Are clean shirts and energy efficiency only for the rich?

Some new washing machines don't work very well. Is it the government's fault?

Topics: Environment, Globalization, How the World Works,

“Energy-efficiency really means that the government is going to choose how white your shirts are gonna be,” expostulates Alex Tabarrok, an economics professor at George Mason University who co-writes the “Marginal Revolution” blog with Tyler Cowen. He’s riffing off a June Consumer Reports appraisal of washing machines that found that cheap energy-efficient washers did a bad job of getting out those nasty stains. From Consumer Reports:

Not so long ago you could count on most washers to get your clothes very clean. Not anymore. Our latest tests found huge performance differences among machines. Some left our stain-soaked swatches nearly as dirty as they were before washing. For best results, you’ll have to spend $900 or more.

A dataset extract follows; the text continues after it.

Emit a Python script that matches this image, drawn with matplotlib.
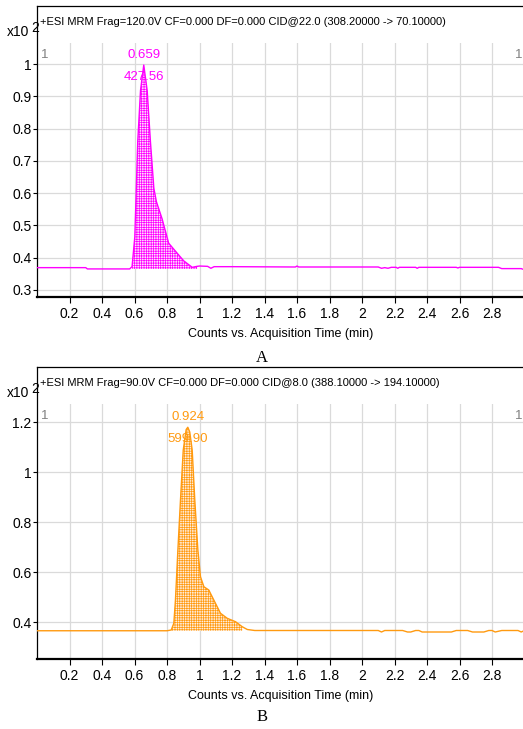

What happened? As of January, the U.S. Department of Energy has required washers to use 21 percent less energy, a goal we wholeheartedly support. But our tests have found that traditional top-loaders, those with the familiar center-post agitators, are having a tough time wringing out those savings without sacrificing cleaning ability, the main reason you buy a washer.

For Tabarrok, who leans decidedly to the libertarian side of the spectrum, the data point on washing machines is sufficient grist to undermine the very notion that the federal government should attempt to mandate energy efficiency. He’s not alone in this view. The New York Times’ John Tierney seized upon the same Consumer Reports tidbit several months ago, and his gist was identical: Ham-handed government regulation is making life worse for consumers! Only the rich can afford to be environmentally conscious!

That’s routine stuff from Tierney. But now that Tabarrok has joined the bandwagon, we can consider it a full-fledged meme: Energy efficiency equals a degradation in the quality of life, especially for poor people.

Before challenging this point of view directly, let me hasten to acknowledge the self-evident truth that yes, tradeoffs do exist and there ain’t no free lunch. I personally have a top-of-the-line, front-loading, energy-efficient washer dryer combo. It works great. I also have a bottom-of-the-barrel energy-efficient dishwasher. It is the worst major appliance it has ever been my displeasure to be acquainted with. I am not sure, but I suspect, that corners were cut to satisfy California’s stringent energy efficiency requirements, and that because I did not do the proper pre-purchase research I got stuck with a lemon.



Then again, I am also proud that Californians consume less energy per capita than the residents of 46 other states, in large part because of pioneering work in setting energy efficiency standards. I also continue to be astounded by the fact that the U.S. as a whole, consumes far less water per capita, and less in total, than it did 25 years ago, again, in part due to regulatory restrictions (low-flow toilets, etc.) These are good things.

I am also not particularly amazed at the news that some washing machines right now don’t work very well because manufacturers are trying to comply with regulations that went into effect in January. Tabarrok and Tierney should have more faith in the market. My bet is that a few years from now, cheaper, energy-efficient, and effective washing machines will be widespread. At least, that’s what the data gathered so far appears to indicate. A study published under the auspices of the International Energy Agency, “Do energy efficient appliances cost more?” discovered that, contrary to expectations, prices have dropped for a wide range of major appliances since the enactment of energy efficiency regulations.

Strange, neither Tierney nor Tabarrok noted the data point that new refrigerators consume far less energy, are cheaper, and yes, keep food cold as an example of how governmental regulation can work.

There might be a better way. A tax policy that hikes energy costs might be a more efficient goad to encourage manufacturers to seek energy efficiency and consumers to conserve than micromanaging the efficiency of individual appliances. But in the absence of such a politically costly move, I’ll take what I can get.